Use #[inline(never)] temporarily during profiling investigations. Remove it afterward — the compiler's inlining decisions are generally correct for production code.

Code Examples

A Profiling-Instrumented Processor Binary

The entry point for profiling runs a realistic workload of sufficient duration for the sampler to collect meaningful data. Too short (< 1 second) and there are too few samples for a reliable flamegraph.

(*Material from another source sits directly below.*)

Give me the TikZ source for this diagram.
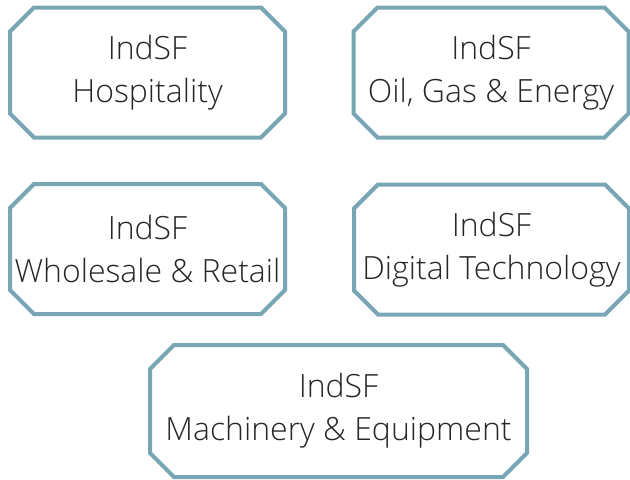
\documentclass[tikz,border=0pt]{standalone}
\usepackage{fontspec}
\IfFontExistsTF{Open Sans Light}{\setmainfont{Open Sans Light}}{\setmainfont{Open Sans}}
\usepackage{tikz}
\usepackage{xcolor}

\definecolor{sfblue}{RGB}{120,166,181}

% octagonal frame round a named node
\newcommand{\octframe}[1]{%
  \draw[sfblue, line width=2pt, line join=miter]
    ([xshift=12pt]#1.north west) -- ([xshift=-12pt]#1.north east)
    -- ([yshift=-12pt]#1.north east) -- ([yshift=12pt]#1.south east)
    -- ([xshift=-12pt]#1.south east) -- ([xshift=12pt]#1.south west)
    -- ([yshift=12pt]#1.south west) -- ([yshift=-12pt]#1.north west) -- cycle;}

\begin{document}
\begin{tikzpicture}[x=0.5pt, y=-0.5pt,
    sector/.style={rectangle, inner sep=0pt, outer sep=0pt,
        minimum width=137.5pt, minimum height=65pt,
        align=center, font=\fontsize{16}{21.6}\selectfont, text=black!85}]
                \useasboundingbox (0,0) rectangle (630,479);
                % Top row
                \node[sector] (hosp) at (147.5,72.5) {IndSF\\Hospitality};
                \node[sector] (oil) at (491,72.5) {IndSF\\Oil, Gas \& Energy};
                
                % Middle row
                \node[sector] (retail) at (147.5,249) {IndSF\\Wholesale \& Retail};
                \node[sector] (digital) at (491.5,249.5) {IndSF\\Digital Technology};
                
                % Bottom, centred under both columns
                \node[sector, minimum width=188.5pt, minimum height=66pt] (mach) at (338.5,411) {IndSF\\Machinery \& Equipment};
                
                % Frames
                \foreach \n in {hosp, oil, retail, digital, mach}
                    \octframe{\n};
            \end{tikzpicture}
\end{document}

use std::collections::HashSet;
use std::hint::black_box;
use std::time::Instant;

fn build_test_data(n: usize) -> (Vec<u64>, Vec<(u32, u64)>) {
    let timestamps: Vec<u64> = (0..n as u64).rev().collect();
    let headers: Vec<(u32, u64)> = (0..n)
        .map(|i| ((i % 48) as u32, (i / 3) as u64))
        .collect();
    (timestamps, headers)
}

#[inline(never)] // Visible as its own frame in flamegraph
fn dedup_pass(headers: &[(u32, u64)]) -> Vec<usize> {
    let mut seen = HashSet::with_capacity(headers.len());
    headers.iter().enumerate()
        .filter_map(|(i, &(sat, seq))| {
            if seen.insert((sat, seq)) { Some(i) } else { None }
        })
        .collect()
}

#[inline(never)] // Visible as its own frame in flamegraph
fn sort_pass(indices: &mut Vec<usize>, timestamps: &[u64]) {
    indices.sort_unstable_by_key(|&i| timestamps[i]);
}

fn process_batch(timestamps: &[u64], headers: &[(u32, u64)]) -> usize {
    let mut indices = dedup_pass(headers);
    sort_pass(&mut indices, timestamps);
    indices.len()
}

fn main() {
    // Run enough iterations for perf to collect ~1000+ samples.
    // At 99 Hz sampling, we need ~10 seconds of CPU time.
    let (timestamps, headers) = build_test_data(10_000);
    let batches = 50_000;

    let start = Instant::now();
    let mut total = 0usize;
    for _ in 0..batches {
        total += black_box(process_batch(
            black_box(&timestamps),
            black_box(&headers),
        ));
    }
    let elapsed = start.elapsed();

    println!("processed {} batches, {} unique frames", batches, total);
    println!("throughput: {:.0} batches/sec", batches as f64 / elapsed.as_secs_f64());
    println!("wall time:  {:.2?}", elapsed);
}

The #[inline(never)] attributes on dedup_pass and sort_pass ensure they appear as distinct frames in the flamegraph. The black_box calls prevent dead-code elimination from interfering with the profiling workload. The loop runs long enough to collect statistically meaningful samples.

Key Takeaways

• Profile release builds with debug symbols (debug = true in [profile.release]). Profiling debug builds measures overhead that does not exist in production.

• perf stat provides a hardware counter snapshot before you generate a flamegraph. High cache miss rate (> 5%) points to data layout issues; low IPC (< 1.5) suggests the processor is stalling on memory; high branch miss rate suggests unpredictable conditionals.

• In a flamegraph, width encodes time. Wide frames at the top are hot leaf functions — the actual bottleneck. Wide frames with narrow children indicate distributed overhead. Deep narrow towers indicate fast call chains, not hot spots.

• #[inline(never)] temporarily prevents a function from being inlined so it appears as a distinct frame in the profiler. Remove it after the investigation — inlining is correct for production code.

• A profiling session should last at least 5–10 seconds of CPU time for reliable sample counts at 99 Hz. Use a workload that resembles production access patterns at production input sizes.